What to produce:
Identify all lines in the listing that include the word "picture", and copy them out.

Extracted records:
-- -- --

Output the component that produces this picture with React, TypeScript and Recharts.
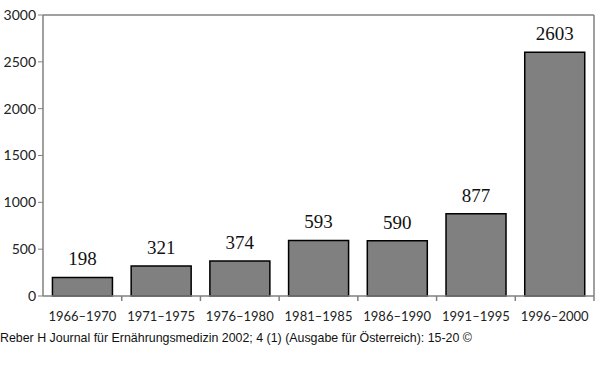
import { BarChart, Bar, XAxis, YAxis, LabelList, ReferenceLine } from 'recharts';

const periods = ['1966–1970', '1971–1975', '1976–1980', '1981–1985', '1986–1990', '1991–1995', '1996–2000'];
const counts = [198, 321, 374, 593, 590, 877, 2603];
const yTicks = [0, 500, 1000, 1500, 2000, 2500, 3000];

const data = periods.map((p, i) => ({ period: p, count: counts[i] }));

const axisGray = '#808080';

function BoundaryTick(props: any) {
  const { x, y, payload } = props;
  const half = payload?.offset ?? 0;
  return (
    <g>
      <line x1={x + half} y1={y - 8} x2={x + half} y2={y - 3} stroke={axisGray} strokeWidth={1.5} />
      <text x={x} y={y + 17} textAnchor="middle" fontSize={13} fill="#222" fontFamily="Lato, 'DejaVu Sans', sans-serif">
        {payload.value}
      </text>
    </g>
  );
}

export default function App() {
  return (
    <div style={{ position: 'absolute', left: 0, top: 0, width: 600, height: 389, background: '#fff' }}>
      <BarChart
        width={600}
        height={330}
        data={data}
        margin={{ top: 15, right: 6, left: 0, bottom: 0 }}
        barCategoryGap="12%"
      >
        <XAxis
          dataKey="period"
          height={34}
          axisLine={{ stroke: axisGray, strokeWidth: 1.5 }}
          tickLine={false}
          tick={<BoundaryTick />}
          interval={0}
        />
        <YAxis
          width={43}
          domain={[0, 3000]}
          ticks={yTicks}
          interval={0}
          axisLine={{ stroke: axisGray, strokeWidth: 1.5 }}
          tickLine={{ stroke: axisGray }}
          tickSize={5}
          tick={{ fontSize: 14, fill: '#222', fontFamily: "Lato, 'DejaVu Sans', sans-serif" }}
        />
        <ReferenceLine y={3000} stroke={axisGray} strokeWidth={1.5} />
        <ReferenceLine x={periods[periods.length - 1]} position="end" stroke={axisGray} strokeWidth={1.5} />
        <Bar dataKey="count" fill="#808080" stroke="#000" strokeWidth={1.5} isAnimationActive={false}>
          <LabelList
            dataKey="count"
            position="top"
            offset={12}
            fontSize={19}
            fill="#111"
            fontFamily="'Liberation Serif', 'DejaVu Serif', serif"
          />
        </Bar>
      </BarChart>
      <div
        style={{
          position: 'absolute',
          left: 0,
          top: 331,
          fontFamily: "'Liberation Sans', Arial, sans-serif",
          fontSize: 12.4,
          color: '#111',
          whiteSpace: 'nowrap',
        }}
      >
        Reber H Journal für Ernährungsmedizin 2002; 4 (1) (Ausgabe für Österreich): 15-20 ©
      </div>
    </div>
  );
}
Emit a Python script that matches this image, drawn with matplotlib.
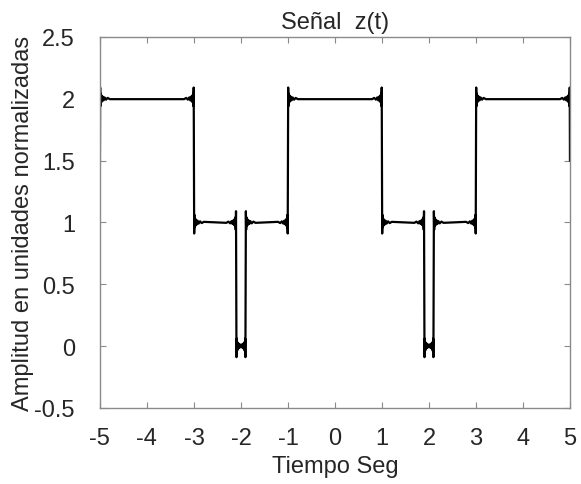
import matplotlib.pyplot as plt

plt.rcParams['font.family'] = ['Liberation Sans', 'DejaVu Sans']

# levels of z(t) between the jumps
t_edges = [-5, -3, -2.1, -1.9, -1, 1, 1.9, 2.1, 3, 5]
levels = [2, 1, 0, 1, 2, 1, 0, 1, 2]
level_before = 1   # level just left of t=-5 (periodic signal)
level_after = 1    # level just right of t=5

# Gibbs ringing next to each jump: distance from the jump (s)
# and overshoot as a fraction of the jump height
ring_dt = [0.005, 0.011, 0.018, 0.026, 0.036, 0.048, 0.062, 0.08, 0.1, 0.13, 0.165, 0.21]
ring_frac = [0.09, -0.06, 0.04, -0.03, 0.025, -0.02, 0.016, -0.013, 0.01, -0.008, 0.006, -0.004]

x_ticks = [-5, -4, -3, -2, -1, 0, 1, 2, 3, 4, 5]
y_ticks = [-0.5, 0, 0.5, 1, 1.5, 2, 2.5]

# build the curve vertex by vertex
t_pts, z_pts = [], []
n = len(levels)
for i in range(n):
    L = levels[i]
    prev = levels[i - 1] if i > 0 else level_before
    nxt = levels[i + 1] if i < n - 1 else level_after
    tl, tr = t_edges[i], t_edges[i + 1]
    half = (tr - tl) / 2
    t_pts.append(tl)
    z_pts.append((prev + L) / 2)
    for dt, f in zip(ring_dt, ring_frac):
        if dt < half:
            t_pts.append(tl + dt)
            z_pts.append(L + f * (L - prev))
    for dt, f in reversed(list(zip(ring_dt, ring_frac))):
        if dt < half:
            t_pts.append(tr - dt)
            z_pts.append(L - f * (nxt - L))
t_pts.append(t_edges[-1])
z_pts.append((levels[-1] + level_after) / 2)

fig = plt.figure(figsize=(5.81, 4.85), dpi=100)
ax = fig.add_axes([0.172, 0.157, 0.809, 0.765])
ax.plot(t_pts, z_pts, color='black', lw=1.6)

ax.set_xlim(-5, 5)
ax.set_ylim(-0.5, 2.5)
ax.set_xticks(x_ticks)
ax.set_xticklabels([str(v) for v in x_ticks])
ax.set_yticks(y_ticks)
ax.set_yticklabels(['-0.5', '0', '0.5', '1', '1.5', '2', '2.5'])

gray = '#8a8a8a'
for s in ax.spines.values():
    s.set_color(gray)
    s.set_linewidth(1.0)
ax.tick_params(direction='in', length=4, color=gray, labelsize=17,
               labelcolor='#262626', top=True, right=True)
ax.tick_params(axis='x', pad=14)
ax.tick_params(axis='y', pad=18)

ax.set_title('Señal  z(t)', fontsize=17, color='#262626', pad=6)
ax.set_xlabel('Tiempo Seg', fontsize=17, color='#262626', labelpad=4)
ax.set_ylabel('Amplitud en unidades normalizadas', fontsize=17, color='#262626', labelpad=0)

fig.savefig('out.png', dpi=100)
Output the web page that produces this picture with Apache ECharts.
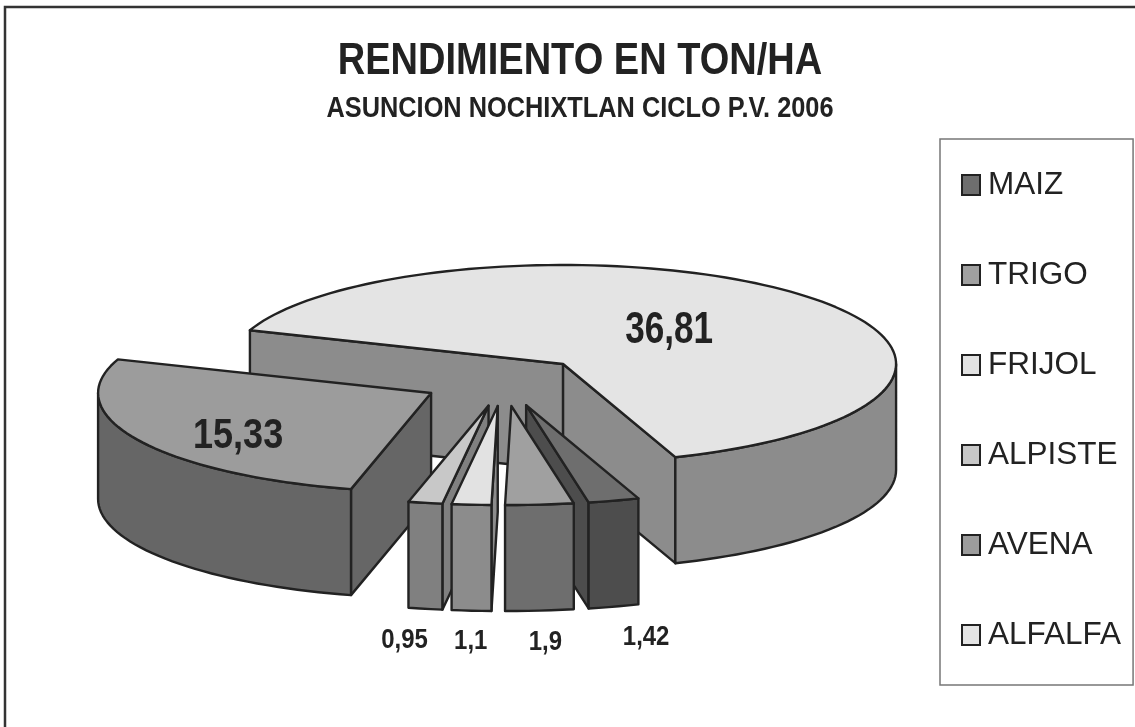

-- -- --

Full solution:
Output the component that produces this picture with React, TypeScript and Recharts.
Output the web page that produces this picture with Apache ECharts.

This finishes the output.